───── DATA SECTION

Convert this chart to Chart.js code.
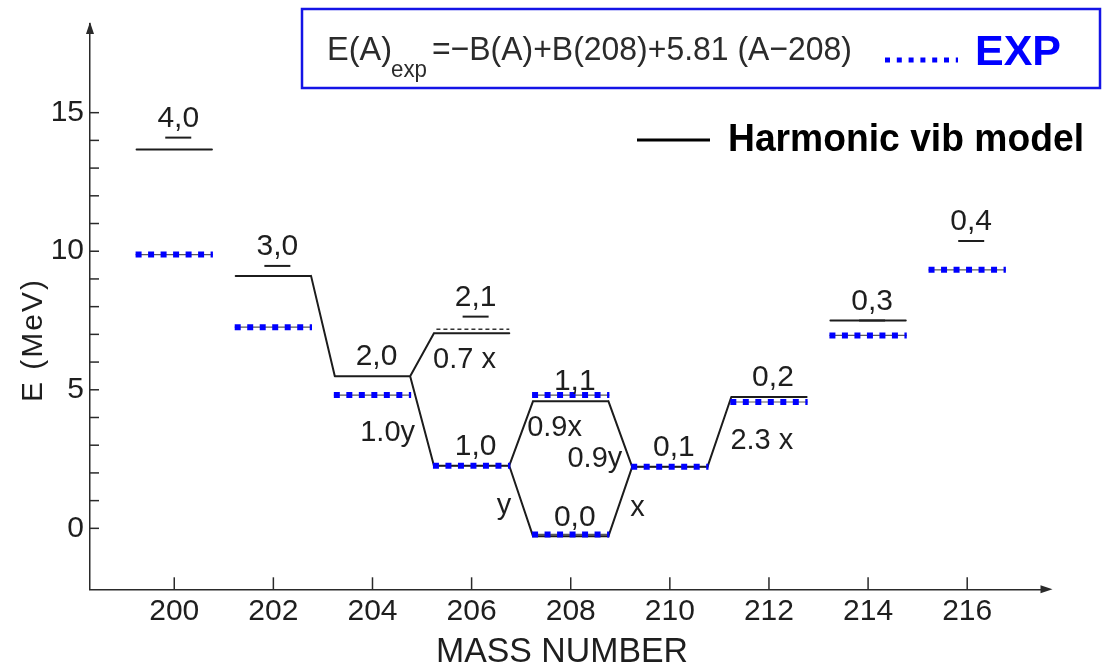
<!DOCTYPE html>
<html>
<head>
<meta charset="utf-8">
<script src="https://cdn.jsdelivr.net/npm/chart.js@4.4.0/dist/chart.umd.min.js"></script>
<style>
  html, body { margin: 0; padding: 0; background: #fff; }
  #wrap { position: relative; width: 1119px; height: 666px; }
</style>
</head>
<body>
<div id="wrap"><canvas id="c" width="1119" height="666"></canvas></div>
<script>
// Axis ticks
const massTicks = [200, 202, 204, 206, 208, 210, 212, 214, 216];
const energyTicks = [0, 5, 10, 15];

// Harmonic pairing-vibration model levels (MeV)
const harmMass   = [200, 202, 204, 206, 206, 208, 208, 210, 212, 214];
const harmEnergy = [13.67, 9.11, 5.49, 2.26, 7.04, 4.59, -0.29, 2.22, 4.74, 7.50];

// Transitions between model levels (indices into the arrays above) and their strengths
const transFrom = [1, 2, 2, 3, 3, 5, 6, 7];
const transTo   = [2, 3, 4, 5, 6, 7, 7, 8];
const transText = ['', '1.0y', '0.7 x', '0.9x', 'y', '0.9y', 'x', '2.3 x'];

// Experimental levels E(A)exp (MeV)
const expMass   = [200, 202, 204, 206, 208, 208, 210, 212, 214, 216];
const expEnergy = [9.88, 7.26, 4.81, 2.26, 4.81, -0.22, 2.22, 4.56, 6.96, 9.33];

// Extra dashed level drawn above the 2,1 state
const dashedMass   = [206];
const dashedEnergy = [7.18];

// (n+, n-) quantum-number tags
const tagText      = ['4,0', '3,0', '2,0', '1,0', '2,1', '1,1', '0,0', '0,1', '0,2', '0,3', '0,4'];
const tagMass      = [200, 202, 204, 206, 206, 208, 208, 210, 212, 214, 216];
const tagEnergy    = [14.10, 9.47, 5.49, 2.26, 7.64, 4.59, -0.29, 2.22, 4.74, 7.50, 10.37];
const tagUnderline = [true, true, false, false, true, false, false, false, false, true, true];

// ---- geometry helpers -------------------------------------------------
const HALF = 0.76;      // half width of a level bar, in mass units
const EXP_HALF = 0.78;

function joinSegments(segs) {
  const out = [];
  segs.forEach((s, i) => {
    if (i) out.push({ x: s[0].x, y: null });
    out.push(...s);
  });
  return out;
}

const harmSegs = harmMass.map((a, i) => [{ x: a - HALF, y: harmEnergy[i] }, { x: a + HALF, y: harmEnergy[i] }]);
transFrom.forEach((f, k) => {
  const t = transTo[k];
  harmSegs.push([{ x: harmMass[f] + HALF, y: harmEnergy[f] }, { x: harmMass[t] - HALF, y: harmEnergy[t] }]);
});
const harmData = joinSegments(harmSegs);
const expData = joinSegments(expMass.map((a, i) => [{ x: a - EXP_HALF, y: expEnergy[i] }, { x: a + EXP_HALF, y: expEnergy[i] }]));
const dashedData = joinSegments(dashedMass.map((a, i) => [{ x: a - HALF + 0.05, y: dashedEnergy[i] }, { x: a + HALF, y: dashedEnergy[i] }]));

// ---- drawing styles ---------------------------------------------------
const INK = '#1e1e1e';
const FONT = '"Liberation Sans", Arial, sans-serif';
const BLUE = '#0000ff';

// placement of the transition-strength labels: [align, dx, dy] in px from the transition midpoint
const transPlace = [null, ['right', -7, 12], ['left', 11, 5], ['left', 6, -5], ['right', -10, 5],
                    ['right', 2, 25], ['left', 10, 6], ['left', 11, 9]];

const decorations = {
  id: 'decorations',
  afterDraw(chart) {
    const { ctx, chartArea: ca, scales: { x: xs, y: ys } } = chart;
    ctx.save();
    ctx.strokeStyle = '#2a2a2a';
    ctx.fillStyle = '#2a2a2a';
    ctx.lineWidth = 1.5;

    // y-axis minor/major ticks (inside), arrow head
    for (let e = energyTicks[0]; e <= energyTicks[energyTicks.length - 1]; e++) {
      const py = ys.getPixelForValue(e);
      ctx.beginPath(); ctx.moveTo(ca.left, py); ctx.lineTo(ca.left + 9, py); ctx.stroke();
    }
    ctx.beginPath();
    ctx.moveTo(ca.left - 4, ca.top + 10); ctx.lineTo(ca.left, ca.top - 2); ctx.lineTo(ca.left + 4, ca.top + 10);
    ctx.closePath(); ctx.fill();

    // x-axis ticks (upward), arrow head
    massTicks.forEach(m => {
      const px = xs.getPixelForValue(m);
      ctx.beginPath(); ctx.moveTo(px, ca.bottom); ctx.lineTo(px, ca.bottom - 12); ctx.stroke();
    });
    ctx.beginPath();
    ctx.moveTo(ca.right - 6, ca.bottom - 4); ctx.lineTo(ca.right + 6, ca.bottom); ctx.lineTo(ca.right - 6, ca.bottom + 4);
    ctx.closePath(); ctx.fill();

    // quantum-number tags
    ctx.fillStyle = INK; ctx.strokeStyle = INK;
    ctx.font = '30px ' + FONT;
    ctx.textAlign = 'center'; ctx.textBaseline = 'middle';
    tagText.forEach((s, i) => {
      const px = xs.getPixelForValue(tagMass[i]) + 4;
      const py = ys.getPixelForValue(tagEnergy[i]);
      ctx.fillText(s, px, py - 19);
      if (tagUnderline[i]) {
        ctx.lineWidth = 2;
        ctx.beginPath(); ctx.moveTo(px - 13, py); ctx.lineTo(px + 13, py); ctx.stroke();
      }
    });

    // transition strengths
    ctx.font = '29px ' + FONT;
    transText.forEach((s, k) => {
      if (!s) return;
      const f = transFrom[k], t = transTo[k];
      const x1 = xs.getPixelForValue(harmMass[f] + HALF), y1 = ys.getPixelForValue(harmEnergy[f]);
      const x2 = xs.getPixelForValue(harmMass[t] - HALF), y2 = ys.getPixelForValue(harmEnergy[t]);
      const [align, dx, dy] = transPlace[k];
      ctx.textAlign = align;
      ctx.fillText(s, (x1 + x2) / 2 + dx, (y1 + y2) / 2 + dy);
    });

    // axis titles
    ctx.font = '35px ' + FONT;
    ctx.textAlign = 'center'; ctx.textBaseline = 'alphabetic';
    ctx.fillText('MASS NUMBER', 562, 662, 252);
    ctx.save();
    ctx.translate(42, 340);
    ctx.rotate(-Math.PI / 2);
    ctx.font = '30px ' + FONT;
    ctx.letterSpacing = '2px';
    ctx.fillText('E (MeV)', 0, 0);
    ctx.restore();

    // formula box with the EXP key
    ctx.strokeStyle = '#1414e6'; ctx.lineWidth = 2.5;
    ctx.strokeRect(302, 9, 798, 79);
    ctx.fillStyle = '#2b2b2b';
    ctx.textAlign = 'left'; ctx.textBaseline = 'alphabetic';
    ctx.font = '34px ' + FONT;
    ctx.fillText('E(A)', 327, 60, 65);
    ctx.font = '23px ' + FONT;
    ctx.fillText('exp', 391, 77, 36);
    ctx.font = '34px ' + FONT;
    ctx.fillText('=\u2212B(A)+B(208)+5.81 (A\u2212208)', 432, 60, 420);

    const expDs = chart.data.datasets[0];
    ctx.strokeStyle = expDs.borderColor; ctx.lineWidth = 5;
    ctx.setLineDash([5, 6.8]);
    ctx.beginPath(); ctx.moveTo(885, 60); ctx.lineTo(958, 60); ctx.stroke();
    ctx.setLineDash([]);
    ctx.fillStyle = expDs.borderColor;
    ctx.font = 'bold 43px ' + FONT;
    ctx.fillText(expDs.label, 975, 65, 88);

    // harmonic model key
    const harmDs = chart.data.datasets[1];
    ctx.strokeStyle = '#000'; ctx.lineWidth = 3;
    ctx.beginPath(); ctx.moveTo(637, 140); ctx.lineTo(710, 140); ctx.stroke();
    ctx.fillStyle = '#000';
    ctx.font = 'bold 39px ' + FONT;
    ctx.textBaseline = 'middle';
    ctx.fillText(harmDs.label, 728, 140, 356);
    ctx.restore();
  }
};

const tickFont = { family: FONT, size: 30 };

new Chart(document.getElementById('c').getContext('2d'), {
  type: 'line',
  data: {
    datasets: [
      { label: 'EXP', data: expData, borderColor: BLUE, borderWidth: 6, borderDash: [6, 6.5],
        borderCapStyle: 'butt', pointRadius: 0, tension: 0, order: 0 },
      { label: 'Harmonic vib model', data: harmData, borderColor: '#1c1c1c', borderWidth: 2,
        borderCapStyle: 'round', borderJoinStyle: 'round', pointRadius: 0, tension: 0, order: 1 },
      { label: 'exp guide', data: expData, borderColor: '#5a5a5a', borderWidth: 1.2, pointRadius: 0, order: 2 },
      { label: '2,1 dashed', data: dashedData, borderColor: '#333', borderWidth: 1.5, borderDash: [4, 3],
        pointRadius: 0, order: 2 }
    ]
  },
  options: {
    responsive: false,
    animation: false,
    devicePixelRatio: 1,
    layout: { padding: { left: 0, right: 72.5, top: 20.8, bottom: 0 }, autoPadding: false },
    plugins: { legend: { display: false }, tooltip: { enabled: false } },
    scales: {
      x: {
        type: 'linear', min: 198.3, max: 217.6,
        afterBuildTicks: s => { s.ticks = massTicks.map(v => ({ value: v })); },
        afterFit: s => { s.height = 76.7; },
        grid: { display: false, drawTicks: false },
        border: { display: true, color: '#2a2a2a', width: 1.5 },
        ticks: { padding: 4, font: tickFont, color: INK, autoSkip: false, maxRotation: 0 }
      },
      y: {
        type: 'linear', min: -2.2, max: 18.2,
        afterBuildTicks: s => { s.ticks = energyTicks.map(v => ({ value: v })); },
        afterFit: s => { s.width = 90; },
        grid: { display: false, drawTicks: false },
        border: { display: true, color: '#2a2a2a', width: 1.5 },
        ticks: { padding: 6, font: tickFont, color: INK }
      }
    }
  },
  plugins: [decorations]
});
</script>
</body>
</html>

──────────

• **SHORT PROBLEM**: From the first line above down to the line with "const dashedEnergy = [7.18];", reproduce every line and no others, omitting pictures.

• **OUTPUT BELOW**:
Convert this chart to Chart.js code.
<!DOCTYPE html>
<html>
<head>
<meta charset="utf-8">
<script src="https://cdn.jsdelivr.net/npm/chart.js@4.4.0/dist/chart.umd.min.js"></script>
<style>
  html, body { margin: 0; padding: 0; background: #fff; }
  #wrap { position: relative; width: 1119px; height: 666px; }
</style>
</head>
<body>
<div id="wrap"><canvas id="c" width="1119" height="666"></canvas></div>
<script>
// Axis ticks
const massTicks = [200, 202, 204, 206, 208, 210, 212, 214, 216];
const energyTicks = [0, 5, 10, 15];

// Harmonic pairing-vibration model levels (MeV)
const harmMass   = [200, 202, 204, 206, 206, 208, 208, 210, 212, 214];
const harmEnergy = [13.67, 9.11, 5.49, 2.26, 7.04, 4.59, -0.29, 2.22, 4.74, 7.50];

// Transitions between model levels (indices into the arrays above) and their strengths
const transFrom = [1, 2, 2, 3, 3, 5, 6, 7];
const transTo   = [2, 3, 4, 5, 6, 7, 7, 8];
const transText = ['', '1.0y', '0.7 x', '0.9x', 'y', '0.9y', 'x', '2.3 x'];

// Experimental levels E(A)exp (MeV)
const expMass   = [200, 202, 204, 206, 208, 208, 210, 212, 214, 216];
const expEnergy = [9.88, 7.26, 4.81, 2.26, 4.81, -0.22, 2.22, 4.56, 6.96, 9.33];

// Extra dashed level drawn above the 2,1 state
const dashedMass   = [206];
const dashedEnergy = [7.18];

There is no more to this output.